Later terrorists from a Taliban faction would take credit
for the attack vowing to continue the killing until the U.S. halted drone
strikes in the country. Their interesting assumption was that by targeting
Christians they would be attacking Americans, and that by way of some global
concern for one another, some mystic union, an attack on Christians anywhere is
an attack on Christians everywhere.
I wonder if, in this
case, the terrorist might give American Christians too much credit.
The Canadian organization International Christian Response has produced an online quiz that
tests basic knowledge about Christian persecution that can be taken here.
I took it, and I failed it.
The
truth of the matter is that many persecuted Christians feel isolated and alone,
and I fear that as long as the persecution is happening “over there” then many of
us are fairly content to say a quick prayer and move on with other daily
distractions.
In
a report produced by The Guardian
earlier this week, the bishop emeritus of Peshawar, Mano Rumalshah, stated
bluntly:
"It's
not safe for Christians in this country…Everyone is ignoring the growing danger
to Christians in Muslim-majority countries. The European countries don't give a
damn about us."
Christians
are called to be a people who are so intricately connected to one another that
the metaphor of a single body is the most apt image used to describe it. As
such, when one part of it - a hand, a foot, a leg, an eye - is wounded, the
whole body ceases to function properly. It doesn’t try to ignore it, and
instead it caters to it, it compensates for it, it helps it to heal so that the
body can return as quickly as possible to functioning in holistic harmony.
Eugene
Peterson captures the essence of Paul’s words to the Corinthians well when he
writes in The Message “If one part hurts, every other part is
involved in the hurt, and in the healing”

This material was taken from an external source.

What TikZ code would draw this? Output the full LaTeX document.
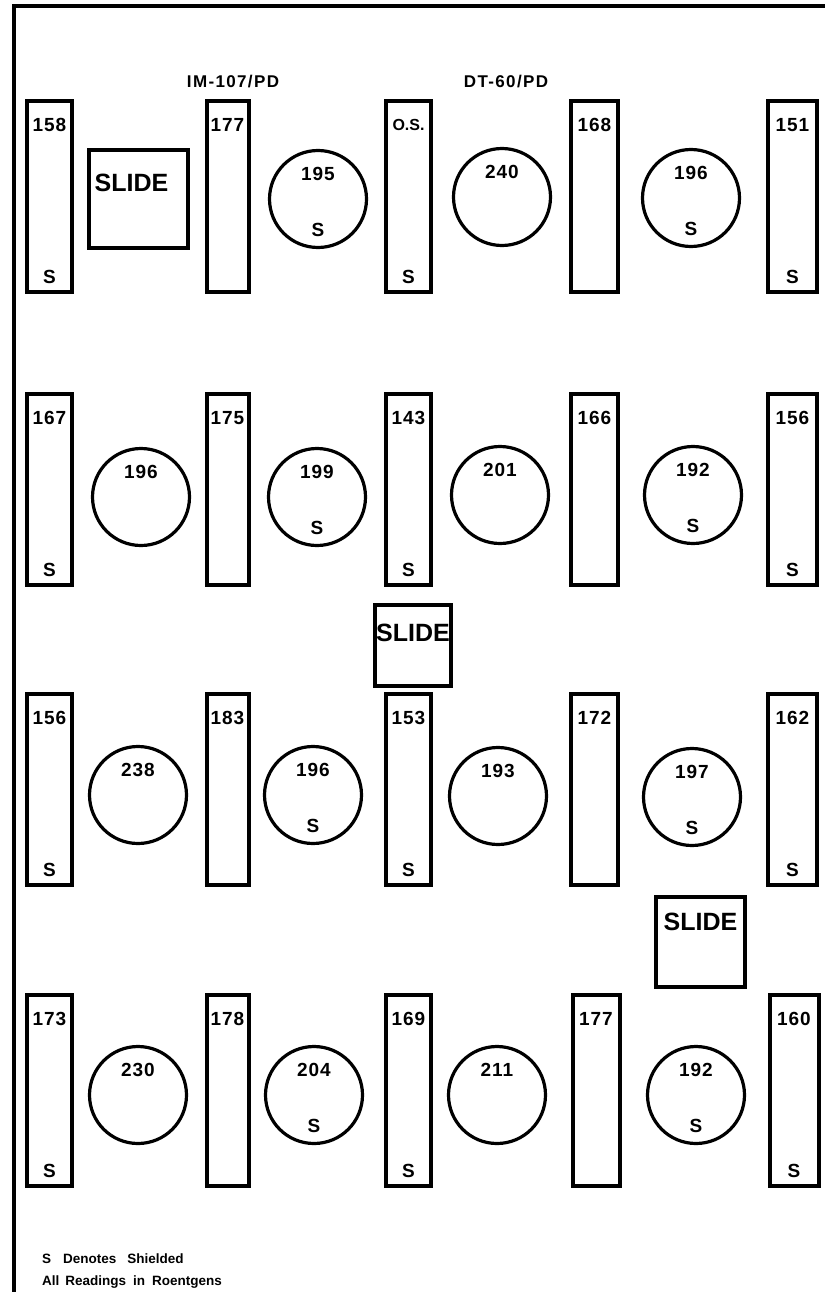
\documentclass[tikz,border=0pt]{standalone}
\usepackage{fontspec}
\setmainfont{Liberation Sans}
\begin{document}
\begin{tikzpicture}[
 x=1pt,y=-1pt,
 font=\bfseries,
 bar/.style={draw=black,line width=4pt,minimum width=#1,minimum height=191pt,inner sep=0pt},
 bar/.default=45pt,
 dial/.style={draw=black,circle,line width=3.2pt,minimum size=97pt,inner sep=0pt},
 slidebox/.style={draw=black,line width=3.7pt,inner sep=0pt},
 val/.style={inner sep=0pt,font=\bfseries\fontsize{19}{21}\selectfont\addfontfeatures{LetterSpace=5}},
 shd/.style={inner sep=0pt,font=\bfseries\fontsize{19}{21}\selectfont},
 slidetxt/.style={inner sep=0pt,font=\bfseries\fontsize{25}{27}\selectfont},
 model/.style={inner sep=0pt,font=\bfseries\fontsize{17}{19}\selectfont\addfontfeatures{LetterSpace=8}},
 note/.style={anchor=west,inner sep=0pt,font=\bfseries\fontsize{13.5}{15}\selectfont}]
\useasboundingbox (0,0) rectangle (825,1292);
\draw[line width=3.2pt] (14,1292) -- (14,6) -- (825,6);
% instrument labels
\node[model] (im) at (233,82) {IM-107/PD};
\node[model] (dt) at (506,82) {DT-60/PD};
% row 1
\node[bar] (b11) at (49.5,196.5) {}; \node[val] (v11) at ([yshift=-26pt]b11.north) {158}; \node[shd] (s11) at ([yshift=17pt]b11.south) {S};
\node[bar=42pt] (b12) at (227.5,196.5) {}; \node[val] (v12) at ([yshift=-26pt]b12.north) {177};
\node[bar] (b13) at (408.5,196.5) {}; \node[shd,font=\bfseries\fontsize{16}{18}\selectfont] (v13) at ([yshift=-26pt]b13.north) {O.S.}; \node[shd] (s13) at ([yshift=17pt]b13.south) {S};
\node[bar=47pt] (b14) at (594.5,196.5) {}; \node[val] (v14) at ([yshift=-26pt]b14.north) {168};
\node[bar=49pt] (b15) at (792.5,196.5) {}; \node[val] (v15) at ([yshift=-26pt]b15.north) {151}; \node[shd] (s15) at ([yshift=17pt]b15.south) {S};
\node[slidebox,minimum width=99pt,minimum height=98pt] (sl1) at (138.5,199) {}; \node[slidetxt] (sl1t) at ([xshift=-7pt,yshift=-35pt]sl1.north) {SLIDE};
\node[dial] (c12) at (318,199) {}; \node[val] (w12) at ([yshift=25pt]c12.center) {195}; \node[shd] (z12) at ([yshift=-31pt]c12.center) {S};
\node[dial] (c13) at (502,197) {}; \node[val] (w13) at ([yshift=25pt]c13.center) {240};
\node[dial] (c14) at (691,198) {}; \node[val] (w14) at ([yshift=25pt]c14.center) {196}; \node[shd] (z14) at ([yshift=-31pt]c14.center) {S};
% row 2
\node[bar] (b21) at (49.5,489.5) {}; \node[val] (v21) at ([yshift=-26pt]b21.north) {167}; \node[shd] (s21) at ([yshift=17pt]b21.south) {S};
\node[bar=42pt] (b22) at (227.5,489.5) {}; \node[val] (v22) at ([yshift=-26pt]b22.north) {175};
\node[bar] (b23) at (408.5,489.5) {}; \node[val] (v23) at ([yshift=-26pt]b23.north) {143}; \node[shd] (s23) at ([yshift=17pt]b23.south) {S};
\node[bar=47pt] (b24) at (594.5,489.5) {}; \node[val] (v24) at ([yshift=-26pt]b24.north) {166};
\node[bar=49pt] (b25) at (792.5,489.5) {}; \node[val] (v25) at ([yshift=-26pt]b25.north) {156}; \node[shd] (s25) at ([yshift=17pt]b25.south) {S};
\node[dial] (c21) at (141,497) {}; \node[val] (w21) at ([yshift=25pt]c21.center) {196};
\node[dial] (c22) at (317,497) {}; \node[val] (w22) at ([yshift=25pt]c22.center) {199}; \node[shd] (z22) at ([yshift=-31pt]c22.center) {S};
\node[dial] (c23) at (500,495) {}; \node[val] (w23) at ([yshift=25pt]c23.center) {201};
\node[dial] (c24) at (693,495) {}; \node[val] (w24) at ([yshift=25pt]c24.center) {192}; \node[shd] (z24) at ([yshift=-31pt]c24.center) {S};
\node[slidebox,minimum width=76pt,minimum height=81pt] (sl2) at (413,645.5) {}; \node[slidetxt] (sl2t) at ([yshift=-30pt]sl2.north) {SLIDE};
% row 3
\node[bar] (b31) at (49.5,789) {}; \node[val] (v31) at ([yshift=-26pt]b31.north) {156}; \node[shd] (s31) at ([yshift=17pt]b31.south) {S};
\node[bar=42pt] (b32) at (227.5,789) {}; \node[val] (v32) at ([yshift=-26pt]b32.north) {183};
\node[bar] (b33) at (408.5,789) {}; \node[val] (v33) at ([yshift=-26pt]b33.north) {153}; \node[shd] (s33) at ([yshift=17pt]b33.south) {S};
\node[bar=47pt] (b34) at (594.5,789) {}; \node[val] (v34) at ([yshift=-26pt]b34.north) {172};
\node[bar=49pt] (b35) at (792.5,789) {}; \node[val] (v35) at ([yshift=-26pt]b35.north) {162}; \node[shd] (s35) at ([yshift=17pt]b35.south) {S};
\node[dial] (c31) at (138,795) {}; \node[val] (w31) at ([yshift=25pt]c31.center) {238};
\node[dial] (c32) at (313,795) {}; \node[val] (w32) at ([yshift=25pt]c32.center) {196}; \node[shd] (z32) at ([yshift=-31pt]c32.center) {S};
\node[dial] (c33) at (498,796) {}; \node[val] (w33) at ([yshift=25pt]c33.center) {193};
\node[dial] (c34) at (692,797) {}; \node[val] (w34) at ([yshift=25pt]c34.center) {197}; \node[shd] (z34) at ([yshift=-31pt]c34.center) {S};
\node[slidebox,minimum width=89pt,minimum height=90pt] (sl3) at (700.5,942) {}; \node[slidetxt] (sl3t) at ([yshift=-27pt]sl3.north) {SLIDE};
% row 4
\node[bar] (b41) at (49.5,1090) {}; \node[val] (v41) at ([yshift=-26pt]b41.north) {173}; \node[shd] (s41) at ([yshift=17pt]b41.south) {S};
\node[bar=42pt] (b42) at (227.5,1090) {}; \node[val] (v42) at ([yshift=-26pt]b42.north) {178};
\node[bar] (b43) at (408.5,1090) {}; \node[val] (v43) at ([yshift=-26pt]b43.north) {169}; \node[shd] (s43) at ([yshift=17pt]b43.south) {S};
\node[bar=47pt] (b44) at (596,1090) {}; \node[val] (v44) at ([yshift=-26pt]b44.north) {177};
\node[bar=49pt] (b45) at (794,1090) {}; \node[val] (v45) at ([yshift=-26pt]b45.north) {160}; \node[shd] (s45) at ([yshift=17pt]b45.south) {S};
\node[dial] (c41) at (138,1095) {}; \node[val] (w41) at ([yshift=25pt]c41.center) {230};
\node[dial] (c42) at (314,1095) {}; \node[val] (w42) at ([yshift=25pt]c42.center) {204}; \node[shd] (z42) at ([yshift=-31pt]c42.center) {S};
\node[dial] (c43) at (497,1095) {}; \node[val] (w43) at ([yshift=25pt]c43.center) {211};
\node[dial] (c44) at (696,1095) {}; \node[val] (w44) at ([yshift=25pt]c44.center) {192}; \node[shd] (z44) at ([yshift=-31pt]c44.center) {S};
% legend
\node[note] (n1) at (42,1259) {S\hspace{12pt}Denotes\hspace{11pt}Shielded};
\node[note] (n2) at (42,1282) {All\hspace{6pt}Readings\hspace{7pt}in\hspace{7pt}Roentgens};
\end{tikzpicture}
\end{document}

(1 Cor. 12:26 emphasis added).
We not only take
part in empathetic prayer and support for those that are being persecuted, but
also their healing. This means a commitment on our part of engaging our
legislators, officials and leaders who can fight on the global stage to ensure
that our brothers and sisters can worship Christ without the fear of being
murdered.
After all, if we
are called to love our neighbors as ourselves, we might ask how we might want
to be treated by our brothers and sisters around the world if it was a church
in New York that was bombed instead of one in Pakistan. Would you care more about
Christian persecution if you were the one being persecuted? And how might it
leave you feeling if a terrorist attacked your small group meeting, or your
child’s youth group, or if gunman charged your pastors pulpit this Sunday and
kidnapped your wife, and the response of the world seemed eerily silent. Would
you still believe you were an essential part of a body or just a less desirable
part that the rest of the body has learned to live without?